I fell in love with this novel, if not the characters.  I read an article a while back about “coming-of-age” novels no longer being limited to the sexual awakening of teenagers and has begun to branch out into young adults moving from youthful irresponsibility to more mature decision making, growing up from being self-indulgent to self-aware.

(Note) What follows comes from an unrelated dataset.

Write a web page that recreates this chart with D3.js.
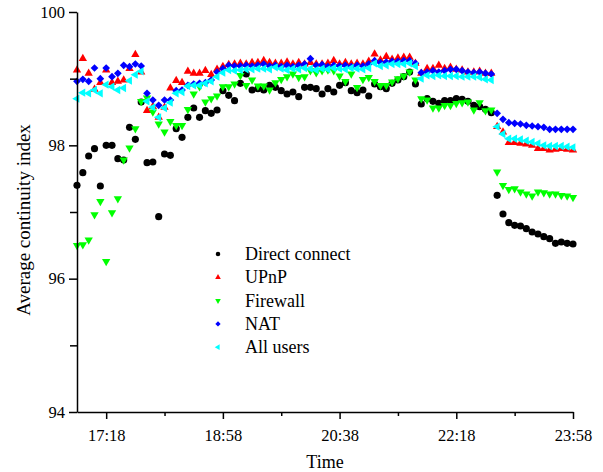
<!DOCTYPE html>
<html>
<head>
<meta charset="utf-8">
<script src="https://cdn.jsdelivr.net/npm/d3@7"></script>
<style>
  body { margin: 0; background: #fff; }
</style>
</head>
<body>
<div id="chart"></div>
<script>
'use strict';

var serif = '"Liberation Serif", "Times New Roman", Times, serif';

// sampling: one point every 5 minutes, 16:53 -> 23:58
var startTime = '16:53';
var stepMinutes = 5;

var majorTicks = ['17:18', '18:58', '20:38', '22:18', '23:58'];
var minorTicks = ['18:08', '19:48', '21:28', '23:08'];
var yMajor = [94, 96, 98, 100];
var yMinor = [95, 97, 99];

var directConnect = [
  97.40, 97.59, 97.84, 97.95, 97.39, 98.00, 98.00, 97.80, 97.78, 98.27,
  98.09, 98.65, 97.74, 97.75, 96.93, 97.87, 97.85, 98.25, 98.12, 98.42,
  98.56, 98.42, 98.52, 98.48, 98.53, 98.82, 98.75, 98.67, 98.93, 99.07,
  98.83, 98.85, 98.83, 98.90, 98.87, 98.82, 98.77, 98.80, 98.73, 98.87,
  98.87, 98.85, 98.77, 98.85, 98.80, 98.90, 98.94, 98.82, 98.79, 98.83,
  98.74, 98.92, 98.88, 98.85, 98.93, 98.98, 99.03, 99.10, 98.92, 98.62,
  98.70, 98.66, 98.63, 98.67, 98.67, 98.70, 98.69, 98.66, 98.60, 98.58,
  98.54, 98.49, 97.25, 96.97, 96.84, 96.80, 96.79, 96.75, 96.70, 96.67,
  96.63, 96.60, 96.53, 96.55, 96.53, 96.52
];

var upnp = [
  99.13, 99.30, 99.08, 98.84, 98.94, 99.13, 98.94, 98.96, 98.98, 99.15,
  99.36, 99.10, 98.52, 98.58, 98.42, 98.57, 98.86, 98.97, 98.94, 99.11,
  99.08, 99.08, 99.12, 99.06, 99.14, 99.18, 99.21, 99.22, 99.23, 99.22,
  99.24, 99.24, 99.27, 99.24, 99.23, 99.23, 99.25, 99.22, 99.24, 99.22,
  99.24, 99.22, 99.22, 99.23, 99.27, 99.22, 99.24, 99.22, 99.23, 99.22,
  99.26, 99.37, 99.28, 99.33, 99.29, 99.31, 99.32, 99.32, 99.23, 99.08,
  99.15, 99.15, 99.20, 99.15, 99.17, 99.14, 99.13, 99.10, 99.10, 99.11,
  99.08, 99.08, 98.28, 98.20, 98.04, 98.04, 98.03, 98.02, 98.00, 97.95,
  97.95, 97.93, 97.94, 97.95, 97.94, 97.93
];

var firewall = [
  96.50, 96.51, 96.58, 96.96, 97.16, 96.26, 96.99, 97.20, 97.78, 97.96,
  98.25, 98.66, 98.71, 98.50, 98.32, 98.20, 98.36, 98.30, 98.30, 98.54,
  98.77, 98.88, 98.65, 98.70, 98.74, 98.88, 98.88, 98.92, 99.05, 98.90,
  98.98, 98.89, 98.89, 98.83, 98.94, 98.99, 99.03, 99.07, 99.02, 99.03,
  99.12, 99.09, 99.12, 99.13, 99.12, 99.04, 98.96, 99.07, 98.87, 98.99,
  99.02, 98.96, 98.90, 98.90, 98.95, 99.00, 99.04, 99.10, 98.98, 98.70,
  98.68, 98.56, 98.56, 98.60, 98.60, 98.63, 98.64, 98.65, 98.53, 98.64,
  98.52, 98.53, 97.60, 97.40, 97.34, 97.35, 97.30, 97.27, 97.24, 97.30,
  97.29, 97.27, 97.27, 97.25, 97.24, 97.22
];

var nat = [
  98.96, 98.99, 98.96, 99.16, 99.00, 99.16, 99.03, 99.08, 99.20, 99.18,
  99.22, 99.19, 98.78, 98.68, 98.60, 98.68, 98.68, 98.82, 98.83, 98.90,
  98.92, 98.93, 98.94, 98.98, 99.10, 99.15, 99.20, 99.19, 99.19, 99.20,
  99.19, 99.20, 99.22, 99.19, 99.20, 99.18, 99.20, 99.18, 99.20, 99.22,
  99.30, 99.20, 99.21, 99.18, 99.20, 99.19, 99.20, 99.18, 99.20, 99.19,
  99.22, 99.27, 99.24, 99.25, 99.26, 99.26, 99.27, 99.27, 99.23, 99.09,
  99.10, 99.12, 99.10, 99.12, 99.14, 99.14, 99.12, 99.10, 99.09, 99.10,
  99.08, 99.07, 98.48, 98.39, 98.34, 98.33, 98.32, 98.30, 98.29, 98.28,
  98.27, 98.24, 98.24, 98.24, 98.24, 98.24
];

var allUsers = [
  98.70, 98.79, 98.78, 98.83, 98.78, 98.91, 98.88, 98.83, 98.86, 98.97,
  99.06, 99.11, 98.66, 98.57, 98.42, 98.56, 98.64, 98.78, 98.80, 98.89,
  98.90, 98.90, 98.93, 98.96, 99.03, 99.09, 99.13, 99.12, 99.13, 99.14,
  99.14, 99.15, 99.15, 99.14, 99.17, 99.15, 99.13, 99.15, 99.14, 99.16,
  99.15, 99.13, 99.15, 99.14, 99.16, 99.15, 99.14, 99.16, 99.15, 99.14,
  99.16, 99.23, 99.19, 99.20, 99.22, 99.22, 99.22, 99.23, 99.19, 99.00,
  99.05, 99.04, 99.05, 99.04, 99.04, 99.04, 99.03, 99.03, 99.03, 99.02,
  98.99, 98.98, 98.28, 98.17, 98.10, 98.10, 98.09, 98.07, 98.05, 98.03,
  98.00, 97.99, 97.99, 97.99, 97.98, 97.97
];

var seriesNames = ['Direct connect', 'UPnP', 'Firewall', 'NAT', 'All users'];
var seriesValues = [directConnect, upnp, firewall, nat, allUsers];
var seriesColors = ['#000000', '#ff0000', '#00ff00', '#0000ff', '#00ffff'];

var parseTime = d3.timeParse('%H:%M');
var t0 = parseTime(startTime);

var width = 603, height = 472;
var margin = { left: 77, right: 30, top: 12, bottom: 60 };

var svg = d3.select('#chart').append('svg')
  .attr('width', width)
  .attr('height', height);

var x = d3.scaleTime()
  .domain([t0, d3.timeMinute.offset(t0, stepMinutes * (directConnect.length - 1))])
  .range([margin.left, width - margin.right]);

var y = d3.scaleLinear()
  .domain([94, 100])
  .range([height - margin.bottom, margin.top]);

// marker shapes: [symbol type, rotation, size]
var shapes = [
  [d3.symbolCircle, 0, 40],
  [d3.symbolTriangle, 0, 30],
  [d3.symbolTriangle, 180, 30],
  [d3.symbolSquare, 45, 30],
  [d3.symbolTriangle, -90, 30]
];

var legendShapes = [
  [d3.symbolCircle, 0, 16],
  [d3.symbolTriangle, 0, 14],
  [d3.symbolTriangle, 180, 14],
  [d3.symbolSquare, 45, 14],
  [d3.symbolTriangle, -90, 14]
];

// points
seriesValues.forEach(function (values, s) {
  var shape = shapes[s];
  var sym = d3.symbol().type(shape[0]).size(shape[2]);
  svg.append('g')
    .attr('class', 'series')
    .selectAll('path')
    .data(values)
    .enter()
    .append('path')
    .attr('d', sym)
    .attr('fill', seriesColors[s])
    .attr('transform', function (d, i) {
      var px = x(d3.timeMinute.offset(t0, i * stepMinutes));
      return 'translate(' + px + ',' + y(d) + ') rotate(' + shape[1] + ')';
    });
});

// x axis
var xAxis = svg.append('g')
  .attr('transform', 'translate(0,' + y(94) + ')');

xAxis.append('g')
  .call(d3.axisBottom(x)
    .tickValues(minorTicks.map(parseTime))
    .tickSize(4)
    .tickFormat(''))
  .call(function (g) { g.select('.domain').remove(); });

xAxis.append('g')
  .call(d3.axisBottom(x)
    .tickValues(majorTicks.map(parseTime))
    .tickSize(7)
    .tickSizeOuter(0)
    .tickPadding(10)
    .tickFormat(d3.timeFormat('%H:%M')));

// y axis
var yAxis = svg.append('g')
  .attr('transform', 'translate(' + margin.left + ',0)');

yAxis.append('g')
  .call(d3.axisLeft(y)
    .tickValues(yMinor)
    .tickSize(7)
    .tickFormat(''))
  .call(function (g) { g.select('.domain').remove(); });

yAxis.append('g')
  .call(d3.axisLeft(y)
    .tickValues(yMajor)
    .tickSize(8)
    .tickSizeOuter(0)
    .tickPadding(4)
    .tickFormat(d3.format('d')));

svg.selectAll('.domain, .tick line')
  .attr('stroke', '#000')
  .attr('stroke-width', 1.5);

svg.selectAll('g').attr('font-family', null);

svg.selectAll('.tick text')
  .attr('font-size', 16.5);

// axis titles
svg.append('text')
  .attr('x', (margin.left + width - margin.right) / 2)
  .attr('y', 468)
  .attr('text-anchor', 'middle')
  .attr('font-size', 18)
  .text('Time');

svg.append('text')
  .attr('transform', 'translate(30,220) rotate(-90)')
  .attr('text-anchor', 'middle')
  .attr('font-size', 19)
  .text('Average continuity index');

// legend
var legend = svg.append('g')
  .attr('transform', 'translate(218,254)');

var rows = legend.selectAll('g')
  .data(seriesNames)
  .enter()
  .append('g')
  .attr('transform', function (d, i) { return 'translate(0,' + (i * 23.3) + ')'; });

rows.append('path')
  .attr('d', function (d, i) {
    return d3.symbol().type(legendShapes[i][0]).size(legendShapes[i][2])();
  })
  .attr('transform', function (d, i) { return 'rotate(' + legendShapes[i][1] + ')'; })
  .attr('fill', function (d, i) { return seriesColors[i]; });

rows.append('text')
  .attr('x', 27)
  .attr('y', 6)
  .attr('font-size', 18)
  .text(function (d) { return d; });

svg.selectAll('text')
  .attr('fill', '#000')
  .style('font-family', serif);
</script>
</body>
</html>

In that sense, this novel is a bildungsroman, as hinted to in the blurb itself. 

Gwen lives “in the Neverland that is Los Angeles,” the reader is told, and we quickly meet her in her alter-ego as Stevie, a dancer in a strip club.  The novel is rife with literary allusions, from the more obvious Peter Pan and Wizard of Oz to the more subtle.  I caught one to The Great Gatsby that the author herself says was unintentional (via Twitter) and followed along with the obvious T S Eliot allusions (The Love Song of J Alfred Prufrock and Wasteland although I think there was another unintentional nod to Little Giddings).  This novel is tightly written, wasting no moment, no metaphor, and the reader feels the claustrophobia of Gwen’s life almost immediately.

I couldn’t help but think this book would make an excellent one for a book group discussion.  Look for the symbolic relevance of red used throughout as Gwen repeatedly returns to the womb of her memories, reframing herself as she revisits her past.  Also notice water and fire because everything in this novel is simmering and steeping, especially the protagonist. 

While I may wish I knew more about how Leo and Gwen grew to love one another, I didn’t need to know all of the details.  I was able to fill-in-the-blanks.  And I fully expected to rip into the cliché of the flamboyant gay best friend only to find myself falling in love with Count Valiant.  The novel is character driven and, for this reason, I could easily see it working effectively as a film, something small, indie, and gritty that would move with Gwen as she herself moves through her choices to the final fulfilling conclusion.

The author teaches writing at Yavapai College and, if this novel is any indication, I would gladly take writing lessons from Michaela Carter any day!  I know I could learn a lot from her.  As a reader, I found this book intriguing.  As a writer, I found it inspiring.  And as a woman I found it to be ideal—candid and compassionate towards all of the characters even at their worst moments.  My only regret is that we did not get to see inside the protagonist’s graduate school experience.  Perhaps in the next novel, with the same or a new protagonist, we’ll get to see that.  I know I’m eager for Carter’s next novel (and envy her writing students the luxury of learning from her).